Maria é proclamada por Jesus “Mãe” de todos os fiéis, representada na pessoa do discípulo, que segue o Mestre até a cruz: uma maternidade não mais física, mas espiritual. “A partir daquela hora – conclui Jo 19,27 – o discípulo a acolheu no que era seu (eis tà ídia)”. Ta ídia em si significa “o que é bom”, com uma extensão que pode ser muito ampla. A mesma expressão encontra-se no Prólogo de João: “Venne eis tà ídia (e os seus não o aceitaram)” (Jo 1,11). Trata-se de uma acolhida na fé – diz I. de la Potterie: acolheu-a “na sua vida interior, na sua vida de fé”. Esta interioridade do discípulo não é outra senão a sua disponibilidade para se abrir na fé às últimas palavras de Jesus e para realizar o seu testamento espiritual, tornando-se filho da mãe de Jesus, acolhendo-a como mãe na sua vida de discípulo: a mãe de Jesus agora é também a sua mãe (de la Potterie, Maria nel mistero dell’alleanza, 245).

Se o Batista acreditava que o Messias viria como esposo para renovar o casamento com a esposa e isso, o povo de Israel contemporâneo, depois de devidamente preparado, teria recebido o esposo com alegria, João Evangelista aprofunda a ideia messiânica do Batista, amplia e corrige, mostrando que haverá uma rejeição e uma morte trágica antes que o casamento seja consumado.

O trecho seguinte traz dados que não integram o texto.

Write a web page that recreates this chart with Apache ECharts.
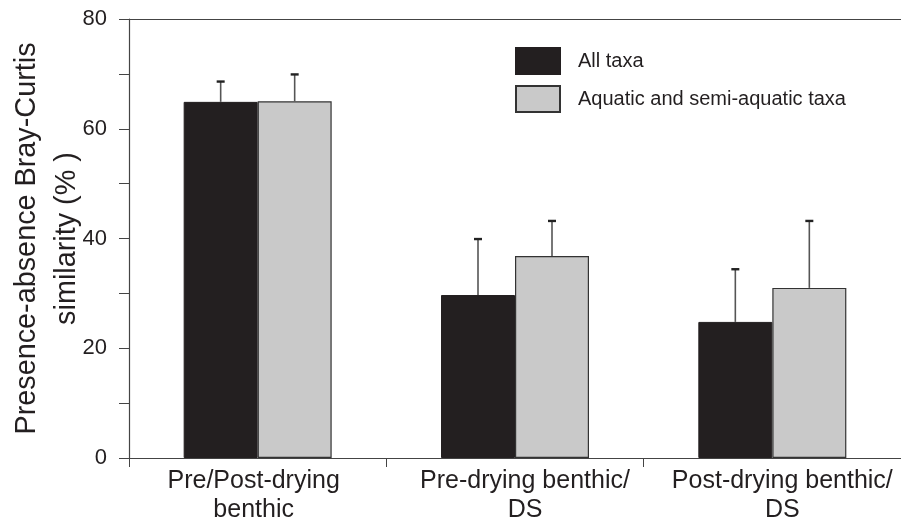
<!DOCTYPE html>
<html>
<head>
<meta charset="utf-8">
<script src="https://cdn.jsdelivr.net/npm/echarts@6/dist/echarts.min.js"></script>
<style>html,body{margin:0;padding:0;background:#fff;}#c{width:901px;height:526px;}</style>
</head>
<body>
<div id="c"></div>
<script>
var categories = ['Pre/Post-drying\nbenthic', 'Pre-drying benthic/\nDS', 'Post-drying benthic/\nDS'];
var seriesNames = ['All taxa', 'Aquatic and semi-aquatic taxa'];
var allTaxa = [64.9, 29.7, 24.8];
var allTaxaErrTop = [68.6, 39.9, 34.4];
var aquaticTaxa = [65.0, 36.8, 31.0];
var aquaticTaxaErrTop = [69.9, 43.2, 43.2];
var yTicks = [0, 20, 40, 60, 80];
var labelShift = [-4, 10, 10];

var BAR_W = 74;
var textColor = '#231f20';
var axisColor = '#444';

function errData(vals, tops) {
  return vals.map(function (v, i) { return [i, v, tops[i]]; });
}
function errRender(side) {
  return function (params, api) {
    var c = api.value(0);
    var base = api.coord([c, api.value(1)]);
    var top = api.coord([c, api.value(2)]);
    var x = base[0] + side * BAR_W / 2;
    return {
      type: 'group',
      children: [
        { type: 'line', shape: { x1: x, y1: base[1], x2: x, y2: top[1] }, style: { stroke: '#555', lineWidth: 1.6 } },
        { type: 'line', shape: { x1: x - 4, y1: top[1], x2: x + 4, y2: top[1] }, style: { stroke: '#222', lineWidth: 2.4 } }
      ]
    };
  };
}

var catData = categories.map(function (c, i) {
  var s = labelShift[i];
  return { value: c, textStyle: { padding: s >= 0 ? [0, 0, 0, 2 * s] : [0, -2 * s, 0, 0] } };
});

var chart = echarts.init(document.getElementById('c'), null, { renderer: 'canvas' });
chart.setOption({
  animation: false,
  backgroundColor: '#fff',
  grid: { left: 129, right: 0, top: 19, bottom: 68, containLabel: false, outerBoundsMode: 'none' },
  legend: {
    orient: 'vertical', left: 515, top: 47, padding: 0,
    itemWidth: 44, itemHeight: 26, itemGap: 10, icon: 'rect',
    data: seriesNames,
    textStyle: { fontFamily: 'Liberation Sans, Arial, sans-serif', fontSize: 20, color: textColor, padding: [0, 0, 0, 13] }
  },
  xAxis: [{
    type: 'category', data: catData, position: 'bottom',
    axisLine: { lineStyle: { color: axisColor, width: 1.2 } },
    axisTick: { show: true, length: 9, lineStyle: { color: axisColor } },
    axisLabel: { fontFamily: 'Liberation Sans, Arial, sans-serif', fontSize: 25, lineHeight: 29, color: textColor, margin: 9, interval: 0 }
  }, {
    type: 'category', data: categories, position: 'top',
    axisLine: { show: true, lineStyle: { color: axisColor, width: 1.2 } },
    axisTick: { show: false }, axisLabel: { show: false }
  }],
  yAxis: {
    type: 'value', min: 0, max: 80, interval: 10,
    name: 'Presence-absence Bray-Curtis\nsimilarity (% )',
    nameLocation: 'middle', nameGap: 42, nameMoveOverlap: false,
    nameTextStyle: { fontFamily: 'Liberation Sans, Arial, sans-serif', fontSize: 28.8, lineHeight: 40, color: textColor },
    axisLine: { show: true, lineStyle: { color: axisColor, width: 1.2 } },
    axisTick: { show: true, length: 10, lineStyle: { color: axisColor } },
    splitLine: { show: false },
    axisLabel: {
      fontFamily: 'Liberation Sans, Arial, sans-serif', fontSize: 22, color: textColor, margin: 22,
      formatter: function (v) { return yTicks.indexOf(v) >= 0 ? String(v) : ''; }
    }
  },
  series: [
    { name: seriesNames[0], type: 'bar', data: allTaxa, barWidth: BAR_W, barGap: '0%',
      itemStyle: { color: '#231f20', borderColor: '#231f20', borderWidth: 1 } },
    { name: seriesNames[1], type: 'bar', data: aquaticTaxa, barWidth: BAR_W, barGap: '0%',
      itemStyle: { color: '#c9c9c9', borderColor: '#333', borderWidth: 1.2 } },
    { type: 'custom', renderItem: errRender(-1), data: errData(allTaxa, allTaxaErrTop), z: 3, silent: true },
    { type: 'custom', renderItem: errRender(1), data: errData(aquaticTaxa, aquaticTaxaErrTop), z: 3, silent: true }
  ]
});
</script>
</body>
</html>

Alonso Schökel, completa e enriquece o sentido eclesiológico de Jo 19,26, continuando a indicação oferecida por Agostinho e Gregório em alguns textos em que “se estabelecem relações entre ‘morte – ressurreição – ministério apostólico – ministério episcopal’, no esquema do levirato, numa síntese de cristologia e eclesiologia, que por sua vez vem colocada em relação com o Jesus histórico à luz do Antigo Testamento” («La lettura simbolica del Nuovo Testamento», 69-71).

Agostinho, por exemplo, discutindo sobre o valor moral de uma leitura cristã de Dt 25,5-10 (Contra Faustum Manicheum 32,10) escreve:

…O que mais significa, na figura, senão que todo pregador do Evangelho deve trabalhar na Igreja a fim de levantar uma linhagem para o irmão falecido, que é Cristo, que morreu por nós, e aquele que será ressuscitado recebe o nome dele? Finalmente o apóstolo, observando isso não carnalmente em seu sentido de prefiguração, mas espiritualmente na verdade cumprida, fica irado com aqueles que ele se lembra de ter gerado em Cristo Jesus por meio do Evangelho [1 Cor 4,15], e repreendendo-os ele os corrige porque eles queriam ser de Paulo: foi Paulo que foi crucificado por você? Ou foi em nome de Paulo que você foi batizado [1 Cor 1,13]? Como se dissesse: “Eu vos gerei para o meu irmão falecido: vós vos chamais cristãos, não paulinos”. Por outro lado, aquele que, tendo sido eleito pela Igreja, recusa o ministério de evangelizar, é justa e dignamente desprezado pela Igreja. 

Uma linha paralela segue São Gregório em um texto semelhante (Regulae pastoralis liber I, 5), usando outro texto de Paulo. “O tema é eclesiológico – observa L. Alonso Schökel («La lettura simbolica del Nuovo Testamento», 69) -; é o ministério apostólico que Agostinho aplica em termos de levirato”:

Morre o irmão sem deixar uma linhagem. Quem vai ter a esposa para ter filhos pelos mortos? A mãe de Jesus não tem outros filhos; ela é como Noemi quando persuadem as noras de ficarem: “Ainda tenho filhos no ventre, que podem ser seus maridos?” (Rt 1,11). No momento da sua morte, Jesus nomeia e institui um irmão, filho de Maria, a quem é confiada a tarefa do levirato: “Mulher, este é o teu filho” (19,26). Se esta explicação for aceita, o sentido eclesiológico se completa e se enriquece, vinculando-se simbolicamente a uma instituição tão importante na lei do Antigo Testamento e como tal apreciada por muitos Padres.(Ibidem, 70).

Será que Paulo estava pensando no levirato? – se pergunta L. Alonso Schökel – quando escreve aos coríntios, que se lembram de ter “gerado em Cristo Jesus pelo Evangelho”? (1Cor 4,15; cf também 1,13).

“Agostinho pensa que sim. A falsa interpretação que se deu do ministério de Paulo lembra a situação em que se encontrava o Batista, ao usar a enigmática piada sobre o levirato. Mas na intenção da Igreja – e já também na do evangelista e, talvez, também na de Paulo (At 13,24s) – trata-se de algo mais do que uma piada, enquanto parece que nela deve se reconhecer uma lei constitutiva da sucessão apostólica, do ministério episcopal, da perenidade do nome cristão” (Ibid., 70-71).

No Calvário ocorre uma transformação da qual Jesus toma a iniciativa. Maria não é mais apenas a mãe de Jesus, mas se torna a mãe do discípulo. É de Jesus moribundo que ela recebe esse outro filho. “O seu amor por Cristo deve, assim, ter dirigido cada vez mais clara e fortemente também àqueles a quem o seu amor foi dirigido. O seu amor maternal por Cristo acolheu em si aqueles entre os quais era ‘o primogênito de muitos irmãos’ (Rm 8,29) e a Mãe de Cristo se tornou Mãe dos cristãos” (Guardini, La Madre del Signore, 59).